SNY insider blames Yankees' medical screeners for Frankie Montas trade
It's Brian Cashman's job to know more than the general public. Therefore, when he and the Yankees shrugged off the shoulder concerns that surrounded Frankie Montas before the 2022 trade deadline, that served as a signal to the fan base that it was alright to celebrate and breathe a sigh of relief.
Once the team determined that the price to pay for Reds right-hander Luis Castillo was too aggressive, Montas was by far the top arm on the market, and the Yankees' rotation -- missing Luis Severino -- needed reinforcements, and was in a position to "go for it."
Sure, Montas came with a few non-shoulder warts; his PED suspension and road vs. home splits bred caution. But, as long as he was healthy, it was tough to do better -- and borderline impossible to predict that passing on Jose Quintana would turn out to be a mistake. That particular take is the Captain Hindsight-iest of all time.
He wasn't healthy.
Montas' cameo with the Yankees, after coming over from Oakland (with Lou Trivino) in exchange for Ken Waldichuk, JP Sears, Luis Medina and Cooper Bowman, featured eight games. The right-hander resembled the pitcher New York acquired in two of them, very clearly battling through the issue that plagued him in Oakland. Eventually, he succumbed, hitting the shelf after a Sept. 16 start in Milwaukee, returning only to struggle in relief in the ALCS, something it also seems he never should've been cleared to do.

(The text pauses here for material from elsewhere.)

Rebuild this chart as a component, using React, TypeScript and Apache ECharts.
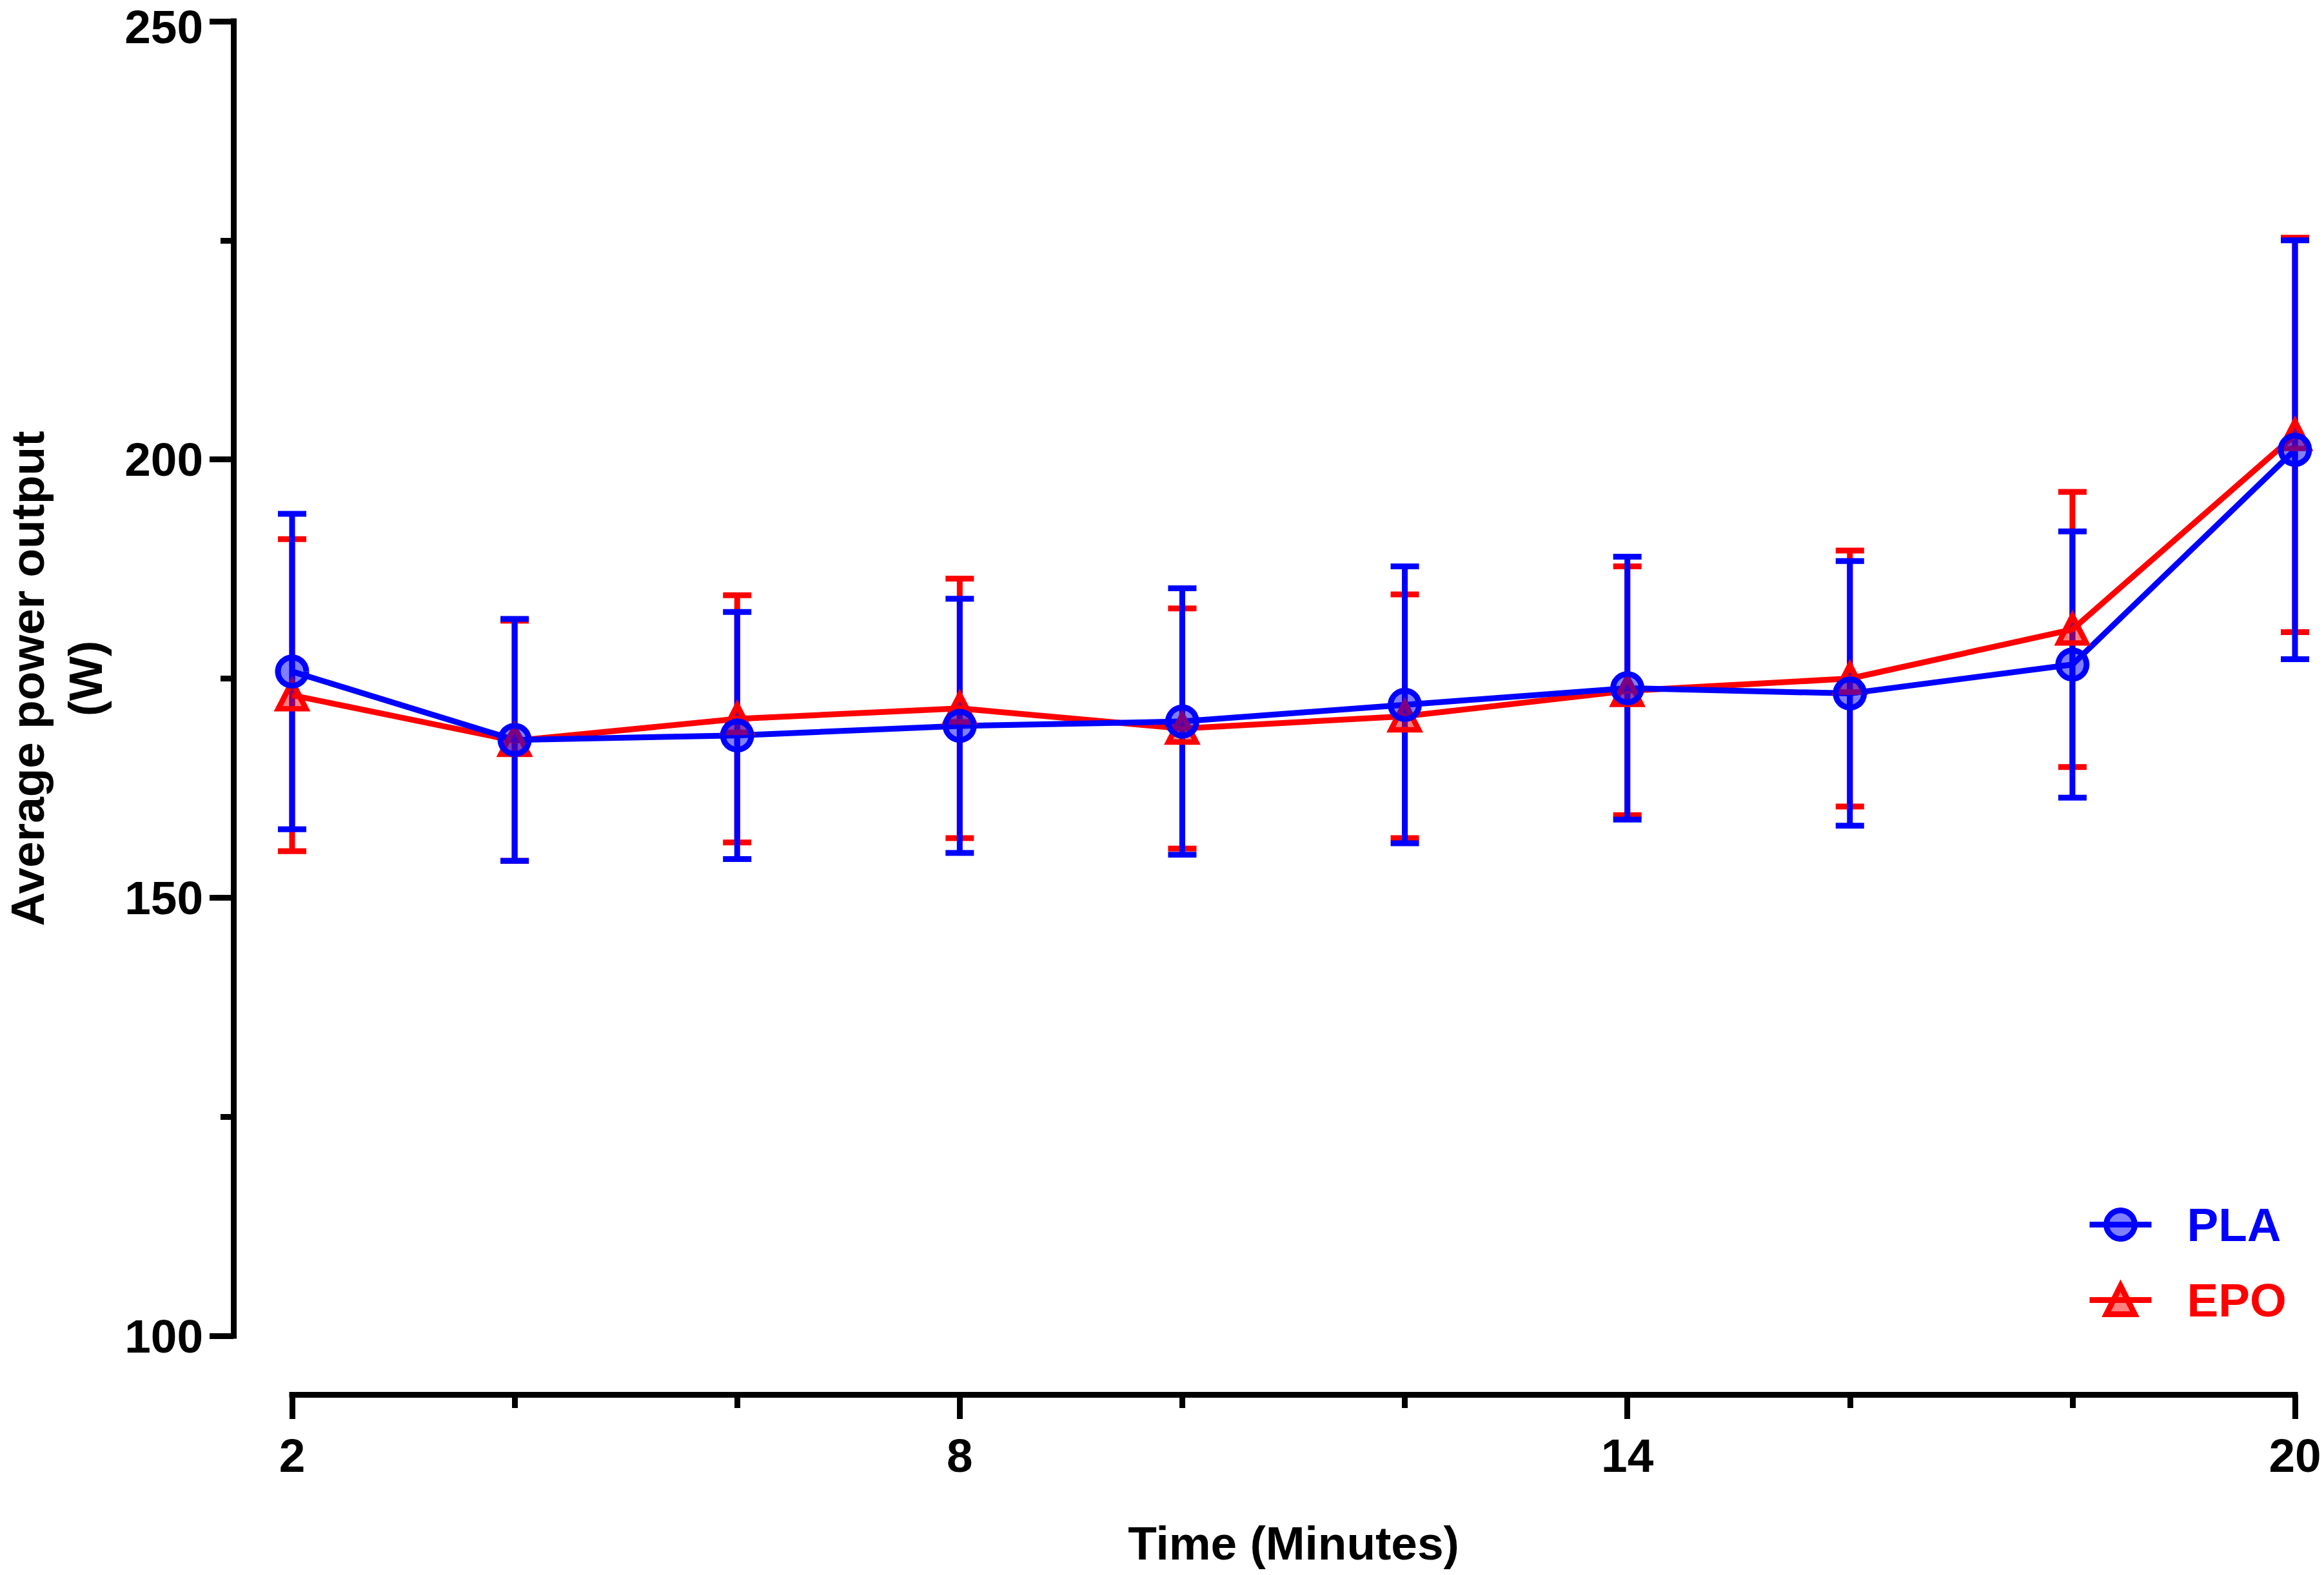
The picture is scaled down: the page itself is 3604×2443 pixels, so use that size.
import React, { useEffect, useRef } from 'react';
import * as echarts from 'echarts';

const times = ['2', '4', '6', '8', '10', '12', '14', '16', '18', '20'];
const labelledTimes = ['2', '8', '14', '20'];
const plaMean = [175.8, 168.0, 168.5, 169.6, 170.1, 172.0, 173.9, 173.3, 176.6, 201.1];
const plaSD = [18.0, 13.8, 14.1, 14.5, 15.2, 15.8, 15.0, 15.1, 15.2, 23.9];
const epoMean = [173.1, 167.9, 170.4, 171.6, 169.3, 170.7, 173.6, 175.0, 180.6, 202.8];
const epoSD = [17.8, 13.7, 14.1, 14.8, 13.7, 13.9, 14.2, 14.6, 15.7, 22.5];
const yMin = 100;
const yMax = 250;
const yStep = 50;

const FONT = "'Liberation Sans', Arial, Helvetica, sans-serif";
const BLUE = '#0000ff';
const RED = '#ff0000';
const FS = 73;

function errorSeries(name: string, mean: number[], sd: number[], color: string) {
  return {
    type: 'custom',
    name,
    silent: true,
    data: times.map((t, i) => [t, mean[i] - sd[i], mean[i] + sd[i]]),
    encode: { x: 0, y: [1, 2] },
    renderItem: (params: any, api: any) => {
      const i = api.value(0);
      const lo = api.coord([i, api.value(1)]);
      const hi = api.coord([i, api.value(2)]);
      const hw = 22;
      const style = { stroke: color, lineWidth: 9, fill: 'none' };
      return {
        type: 'group',
        children: [
          { type: 'line', shape: { x1: lo[0], y1: lo[1], x2: hi[0], y2: hi[1] }, style },
          { type: 'line', shape: { x1: lo[0] - hw, y1: lo[1], x2: lo[0] + hw, y2: lo[1] }, style },
          { type: 'line', shape: { x1: hi[0] - hw, y1: hi[1], x2: hi[0] + hw, y2: hi[1] }, style },
        ],
      };
    },
  };
}

export default function App() {
  const ref = useRef<HTMLDivElement>(null);
  useEffect(() => {
    if (!ref.current) return;
    const chart = echarts.init(ref.current, null, { renderer: 'svg' });
    const axisLineStyle = { color: '#000', width: 9, cap: 'square' };
    const labelStyle = { color: '#000', fontSize: FS, fontWeight: 'bold', fontFamily: FONT };
    chart.setOption({
      animation: false,
      backgroundColor: '#fff',
      grid: {
        left: 453,
        right: 45,
        top: 33,
        bottom: 371,
        containLabel: false,
        outerBoundsMode: 'none',
      },
      xAxis: [
        {
          type: 'category',
          data: times,
          boundaryGap: false,
          position: 'bottom',
          offset: 91,
          axisLine: { show: true, lineStyle: axisLineStyle },
          axisTick: { show: true, length: 21, interval: 0, lineStyle: { color: '#000', width: 9 } },
          axisLabel: { show: false },
          splitLine: { show: false },
        },
        {
          type: 'category',
          data: times,
          boundaryGap: false,
          position: 'bottom',
          offset: 91,
          axisLine: { show: false },
          axisTick: {
            show: true,
            length: 38,
            interval: (idx: number, v: string) => labelledTimes.includes(v),
            lineStyle: { color: '#000', width: 9 },
          },
          axisLabel: {
            show: true,
            interval: (idx: number, v: string) => labelledTimes.includes(v),
            margin: 58,
            ...labelStyle,
          },
          splitLine: { show: false },
          name: 'Time (Minutes)',
          nameLocation: 'middle',
          nameGap: 194,
          nameTextStyle: labelStyle,
        },
      ],
      yAxis: {
        type: 'value',
        min: yMin,
        max: yMax,
        interval: yStep,
        offset: 91,
        axisLine: { show: true, lineStyle: axisLineStyle },
        axisTick: { show: true, length: 37, lineStyle: { color: '#000', width: 9 } },
        minorTick: { show: true, splitNumber: 2, length: 20, lineStyle: { color: '#000', width: 9 } },
        axisLabel: {
          margin: 47,
          ...labelStyle,
          formatter: (v: number) => (v === yMax ? `{top|${v}}` : `${v}`),
          rich: { top: { ...labelStyle, padding: [16, 0, 0, 0] } },
        },
        splitLine: { show: false },
        minorSplitLine: { show: false },
        name: 'Average power output\n(W)',
        nameLocation: 'middle',
        nameRotate: 90,
        nameGap: 185,
        nameTextStyle: { ...labelStyle, lineHeight: 90 },
      },
      legend: {
        orient: 'vertical',
        left: 3236,
        top: 1863,
        padding: 0,
        itemGap: 44,
        itemWidth: 96,
        itemHeight: 55,
        selectedMode: false,
        itemStyle: { borderWidth: 9, borderJoin: 'miter' },
        lineStyle: { width: 9 },
        data: [
          { name: 'PLA', textStyle: { color: BLUE } },
          { name: 'EPO', textStyle: { color: RED } },
        ],
        textStyle: { fontSize: FS, fontWeight: 'bold', fontFamily: FONT, padding: [0, 0, 0, 50] },
      },
      series: [
        errorSeries('EPO SD', epoMean, epoSD, RED),
        {
          type: 'line',
          name: 'EPO',
          data: epoMean,
          symbol: 'triangle',
          symbolSize: [43, 42],
          lineStyle: { color: RED, width: 9 },
          itemStyle: {
            color: 'rgba(255,0,0,0.5)',
            borderColor: RED,
            borderWidth: 8.5,
            borderJoin: 'miter',
            borderMiterLimit: 10,
          },
        },
        errorSeries('PLA SD', plaMean, plaSD, BLUE),
        {
          type: 'line',
          name: 'PLA',
          data: plaMean,
          symbol: 'circle',
          symbolSize: 44,
          lineStyle: { color: BLUE, width: 9 },
          itemStyle: { color: 'rgba(0,0,255,0.5)', borderColor: BLUE, borderWidth: 9 },
        },
      ],
    });
    return () => chart.dispose();
  }, []);
  return (
    <div
      ref={ref}
      style={{ position: 'absolute', left: 0, top: 0, width: 3604, height: 2443, background: '#fff' }}
    />
  );
}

After a few weeks off, Montas struggled to ramp up his offseason throwing program. After a few more weeks, he opted into a surgical scope that could have him back in September, or could take him out for the season and end his Yankees career. As SNY's Andy Martino laid out on Wednesday in the wake of the news, Cashman harbors no ill will towards Oakland's Billy Beane for facilitating the trade, but needs to look internally at whoever approved the medicals, which were supposed to represent the Yankees' knowledge gulf between the team and their captive audience.
Yankees medical staff at fault for Frankie Montas situation?
We know nothing. We don't know who was responsible for what and what MRIs looked like in June, July or August. But the Yankees were certainly supposed to, and it appears whoever was paid to judge their integrity was unable to do so in a satisfactory manner.
Clearly, the shoulder got worse in the weeks and months after the deal. But the foundation was already there. The general public knew Montas had just missed a few starts with stiffness. As disappointed as that same general public would've been if Cashman had left the deadline without a frontline starter, they'd be equally satiated now, knowing that a massive mistake would've been avoided.
Waldichuk, in particular, would be nice to have. He'd be battling for a fifth starter role in the Bronx (though, let's be honest, the team would be undermining him at every turn). He'd be the type of depth that would allow Clarke Schmidt to slide back to the bullpen (or slide to St. Louis in a Brendan Donovan deal). He wouldn't be the centerpiece of a Bryan Reynolds trade, but he'd be a completely acceptable second banana to Jasson Dominguez/Oswald Peraza, something the Yankees don't currently have to offer.
He might also be injured or laid up soon. Injuries are unpredictable. That's what makes the Yankees' inability to predict one of the very rare predictable ones in Montas' shoulder so frustrating.